Lines containing the string "with" are to be counted; report the total by itself.

Collected material:

begin

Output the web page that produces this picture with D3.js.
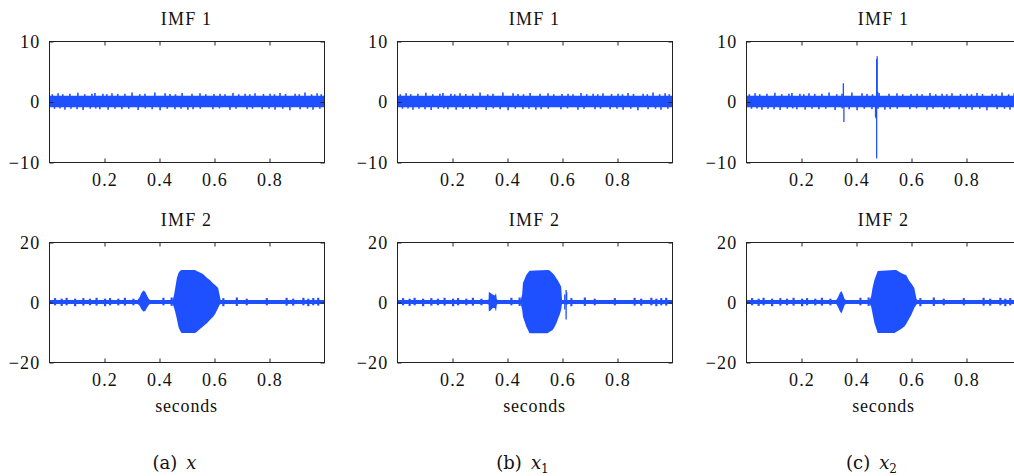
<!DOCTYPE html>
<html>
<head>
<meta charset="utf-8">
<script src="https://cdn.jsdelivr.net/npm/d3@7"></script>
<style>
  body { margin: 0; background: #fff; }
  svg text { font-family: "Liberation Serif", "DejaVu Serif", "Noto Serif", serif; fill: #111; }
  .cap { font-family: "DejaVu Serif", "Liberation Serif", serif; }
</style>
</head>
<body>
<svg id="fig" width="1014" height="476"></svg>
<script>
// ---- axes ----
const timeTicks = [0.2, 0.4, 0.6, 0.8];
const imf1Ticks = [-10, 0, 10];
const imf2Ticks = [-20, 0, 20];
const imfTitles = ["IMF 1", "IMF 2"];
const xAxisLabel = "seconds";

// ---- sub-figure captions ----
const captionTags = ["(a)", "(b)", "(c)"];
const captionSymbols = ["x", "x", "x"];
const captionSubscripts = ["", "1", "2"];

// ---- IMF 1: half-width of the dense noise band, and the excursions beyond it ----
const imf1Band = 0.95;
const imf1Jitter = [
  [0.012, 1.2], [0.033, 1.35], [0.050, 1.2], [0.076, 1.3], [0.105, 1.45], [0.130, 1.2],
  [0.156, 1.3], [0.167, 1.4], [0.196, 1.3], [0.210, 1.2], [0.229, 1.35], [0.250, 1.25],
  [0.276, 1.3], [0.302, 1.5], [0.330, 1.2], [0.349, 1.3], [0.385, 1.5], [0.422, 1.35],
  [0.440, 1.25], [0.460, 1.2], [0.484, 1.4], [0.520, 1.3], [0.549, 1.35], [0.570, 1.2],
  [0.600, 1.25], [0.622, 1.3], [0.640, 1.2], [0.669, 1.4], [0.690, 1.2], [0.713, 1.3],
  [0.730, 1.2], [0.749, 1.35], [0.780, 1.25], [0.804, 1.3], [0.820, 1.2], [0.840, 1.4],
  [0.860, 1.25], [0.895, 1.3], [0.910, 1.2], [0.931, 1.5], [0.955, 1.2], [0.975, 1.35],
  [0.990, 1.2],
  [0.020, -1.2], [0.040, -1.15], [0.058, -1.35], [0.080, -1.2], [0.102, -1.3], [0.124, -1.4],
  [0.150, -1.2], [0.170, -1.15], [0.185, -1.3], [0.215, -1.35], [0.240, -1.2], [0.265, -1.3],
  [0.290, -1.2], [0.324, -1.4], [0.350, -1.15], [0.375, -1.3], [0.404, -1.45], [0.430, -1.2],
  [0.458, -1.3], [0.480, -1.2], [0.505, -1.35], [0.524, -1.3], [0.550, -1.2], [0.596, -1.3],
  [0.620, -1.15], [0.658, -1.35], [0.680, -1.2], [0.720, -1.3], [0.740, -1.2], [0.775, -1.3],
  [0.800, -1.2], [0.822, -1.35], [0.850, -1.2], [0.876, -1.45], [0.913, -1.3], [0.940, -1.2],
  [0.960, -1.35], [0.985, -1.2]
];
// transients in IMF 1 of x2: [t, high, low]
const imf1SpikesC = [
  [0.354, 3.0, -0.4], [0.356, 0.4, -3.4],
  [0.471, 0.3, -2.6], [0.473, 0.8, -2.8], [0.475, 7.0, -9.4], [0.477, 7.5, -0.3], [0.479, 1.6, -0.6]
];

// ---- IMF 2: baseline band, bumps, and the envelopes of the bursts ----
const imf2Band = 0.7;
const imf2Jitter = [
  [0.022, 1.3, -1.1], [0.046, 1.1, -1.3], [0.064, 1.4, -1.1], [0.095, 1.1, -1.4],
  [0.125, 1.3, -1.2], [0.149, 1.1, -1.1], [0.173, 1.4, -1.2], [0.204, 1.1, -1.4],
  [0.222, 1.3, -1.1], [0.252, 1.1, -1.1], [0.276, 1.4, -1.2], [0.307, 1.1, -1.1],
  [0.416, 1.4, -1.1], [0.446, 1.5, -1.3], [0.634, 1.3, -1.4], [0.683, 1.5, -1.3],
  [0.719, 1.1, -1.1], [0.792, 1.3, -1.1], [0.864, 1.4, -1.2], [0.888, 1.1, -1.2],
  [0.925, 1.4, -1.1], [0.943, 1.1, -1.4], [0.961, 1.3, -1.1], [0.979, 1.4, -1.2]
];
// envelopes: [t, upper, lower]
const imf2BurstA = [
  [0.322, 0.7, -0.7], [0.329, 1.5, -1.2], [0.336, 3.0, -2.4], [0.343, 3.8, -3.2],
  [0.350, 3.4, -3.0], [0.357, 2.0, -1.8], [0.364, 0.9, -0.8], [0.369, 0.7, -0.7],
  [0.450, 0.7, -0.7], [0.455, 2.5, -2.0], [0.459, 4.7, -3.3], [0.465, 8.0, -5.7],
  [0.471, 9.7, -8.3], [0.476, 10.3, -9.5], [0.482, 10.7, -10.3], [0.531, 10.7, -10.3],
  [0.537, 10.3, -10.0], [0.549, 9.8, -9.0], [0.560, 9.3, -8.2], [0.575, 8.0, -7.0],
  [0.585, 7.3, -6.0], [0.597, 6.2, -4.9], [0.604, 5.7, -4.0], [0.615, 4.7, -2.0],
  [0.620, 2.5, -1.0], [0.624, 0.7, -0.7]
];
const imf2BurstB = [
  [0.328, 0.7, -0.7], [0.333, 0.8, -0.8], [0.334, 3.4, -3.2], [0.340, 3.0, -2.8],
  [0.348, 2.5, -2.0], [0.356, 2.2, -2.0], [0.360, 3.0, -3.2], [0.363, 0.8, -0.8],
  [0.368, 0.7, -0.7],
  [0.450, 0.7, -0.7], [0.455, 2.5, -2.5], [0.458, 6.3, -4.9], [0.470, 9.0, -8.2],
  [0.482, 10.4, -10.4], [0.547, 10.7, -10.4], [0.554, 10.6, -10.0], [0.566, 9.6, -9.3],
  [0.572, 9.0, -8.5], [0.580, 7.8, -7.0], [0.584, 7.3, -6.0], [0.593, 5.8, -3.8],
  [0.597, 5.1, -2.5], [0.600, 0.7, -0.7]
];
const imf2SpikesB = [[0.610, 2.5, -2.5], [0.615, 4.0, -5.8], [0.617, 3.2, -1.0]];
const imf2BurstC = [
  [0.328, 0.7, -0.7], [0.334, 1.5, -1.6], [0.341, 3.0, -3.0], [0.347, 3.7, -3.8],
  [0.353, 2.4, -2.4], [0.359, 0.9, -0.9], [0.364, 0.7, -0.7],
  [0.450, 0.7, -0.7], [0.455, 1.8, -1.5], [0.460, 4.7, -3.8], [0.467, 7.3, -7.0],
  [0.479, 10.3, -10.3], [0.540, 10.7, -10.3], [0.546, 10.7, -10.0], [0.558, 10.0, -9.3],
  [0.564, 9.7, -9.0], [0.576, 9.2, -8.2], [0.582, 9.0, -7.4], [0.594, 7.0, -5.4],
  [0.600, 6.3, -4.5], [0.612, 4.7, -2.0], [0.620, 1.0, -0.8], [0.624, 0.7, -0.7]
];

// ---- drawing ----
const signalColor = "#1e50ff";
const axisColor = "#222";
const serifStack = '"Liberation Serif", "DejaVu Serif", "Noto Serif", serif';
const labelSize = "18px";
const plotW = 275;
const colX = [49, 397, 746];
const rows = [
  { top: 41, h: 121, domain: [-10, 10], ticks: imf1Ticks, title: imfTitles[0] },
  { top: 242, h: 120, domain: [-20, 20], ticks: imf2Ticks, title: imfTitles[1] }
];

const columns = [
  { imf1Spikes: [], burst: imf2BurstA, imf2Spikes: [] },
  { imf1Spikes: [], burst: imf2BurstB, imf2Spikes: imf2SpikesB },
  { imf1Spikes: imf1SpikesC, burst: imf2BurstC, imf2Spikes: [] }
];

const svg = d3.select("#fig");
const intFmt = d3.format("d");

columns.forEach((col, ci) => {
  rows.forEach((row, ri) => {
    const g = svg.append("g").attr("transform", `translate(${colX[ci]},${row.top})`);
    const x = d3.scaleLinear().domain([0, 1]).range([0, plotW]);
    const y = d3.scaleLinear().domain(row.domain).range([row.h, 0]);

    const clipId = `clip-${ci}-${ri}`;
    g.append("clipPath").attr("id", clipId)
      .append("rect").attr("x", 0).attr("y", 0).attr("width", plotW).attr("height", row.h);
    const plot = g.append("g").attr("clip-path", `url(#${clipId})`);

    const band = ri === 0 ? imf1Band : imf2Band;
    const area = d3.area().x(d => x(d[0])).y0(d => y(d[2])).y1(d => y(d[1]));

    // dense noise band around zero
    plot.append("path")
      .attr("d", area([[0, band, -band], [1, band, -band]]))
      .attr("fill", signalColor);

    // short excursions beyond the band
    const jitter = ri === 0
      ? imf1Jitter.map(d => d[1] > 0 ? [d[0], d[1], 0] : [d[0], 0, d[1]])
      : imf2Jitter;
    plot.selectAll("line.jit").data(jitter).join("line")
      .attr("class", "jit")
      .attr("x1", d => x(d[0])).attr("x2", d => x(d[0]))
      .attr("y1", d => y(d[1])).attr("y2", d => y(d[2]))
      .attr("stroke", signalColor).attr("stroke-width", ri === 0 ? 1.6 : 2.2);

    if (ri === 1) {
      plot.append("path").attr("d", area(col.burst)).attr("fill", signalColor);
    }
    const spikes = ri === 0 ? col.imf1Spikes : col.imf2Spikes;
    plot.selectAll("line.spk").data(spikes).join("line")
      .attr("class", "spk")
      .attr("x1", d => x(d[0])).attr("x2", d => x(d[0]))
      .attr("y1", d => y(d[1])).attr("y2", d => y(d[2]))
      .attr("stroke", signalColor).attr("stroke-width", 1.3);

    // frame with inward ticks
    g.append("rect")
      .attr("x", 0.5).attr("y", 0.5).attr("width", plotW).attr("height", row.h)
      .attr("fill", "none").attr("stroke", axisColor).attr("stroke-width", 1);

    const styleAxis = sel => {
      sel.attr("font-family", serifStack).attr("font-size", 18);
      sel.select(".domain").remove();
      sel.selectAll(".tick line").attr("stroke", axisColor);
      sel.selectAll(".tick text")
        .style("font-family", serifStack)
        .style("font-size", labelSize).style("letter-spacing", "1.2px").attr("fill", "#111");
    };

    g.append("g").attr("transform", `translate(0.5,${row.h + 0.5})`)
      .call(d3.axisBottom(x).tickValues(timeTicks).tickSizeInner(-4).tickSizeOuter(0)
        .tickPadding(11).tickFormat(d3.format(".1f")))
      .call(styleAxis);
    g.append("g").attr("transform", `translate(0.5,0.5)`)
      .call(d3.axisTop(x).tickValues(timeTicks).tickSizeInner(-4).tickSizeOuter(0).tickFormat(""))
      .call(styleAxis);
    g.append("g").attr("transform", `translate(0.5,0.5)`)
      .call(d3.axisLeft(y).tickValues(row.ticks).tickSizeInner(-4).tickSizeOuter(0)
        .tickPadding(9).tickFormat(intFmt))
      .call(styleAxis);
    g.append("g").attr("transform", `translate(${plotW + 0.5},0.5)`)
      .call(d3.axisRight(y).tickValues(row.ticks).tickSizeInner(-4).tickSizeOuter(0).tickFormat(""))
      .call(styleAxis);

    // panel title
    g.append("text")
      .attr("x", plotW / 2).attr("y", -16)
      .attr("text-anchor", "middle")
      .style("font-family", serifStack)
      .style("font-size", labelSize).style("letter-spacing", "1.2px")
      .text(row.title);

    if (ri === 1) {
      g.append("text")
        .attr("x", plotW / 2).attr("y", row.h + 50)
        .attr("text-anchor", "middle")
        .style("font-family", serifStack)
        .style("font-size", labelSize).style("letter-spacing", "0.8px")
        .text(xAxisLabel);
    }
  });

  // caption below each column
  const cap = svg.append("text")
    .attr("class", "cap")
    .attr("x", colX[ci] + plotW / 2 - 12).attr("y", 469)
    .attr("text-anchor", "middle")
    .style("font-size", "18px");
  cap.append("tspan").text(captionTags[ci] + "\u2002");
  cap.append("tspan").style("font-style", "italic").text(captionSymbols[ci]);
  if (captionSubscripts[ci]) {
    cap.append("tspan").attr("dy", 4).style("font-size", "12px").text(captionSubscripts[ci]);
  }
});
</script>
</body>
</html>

end

Problem solution: 2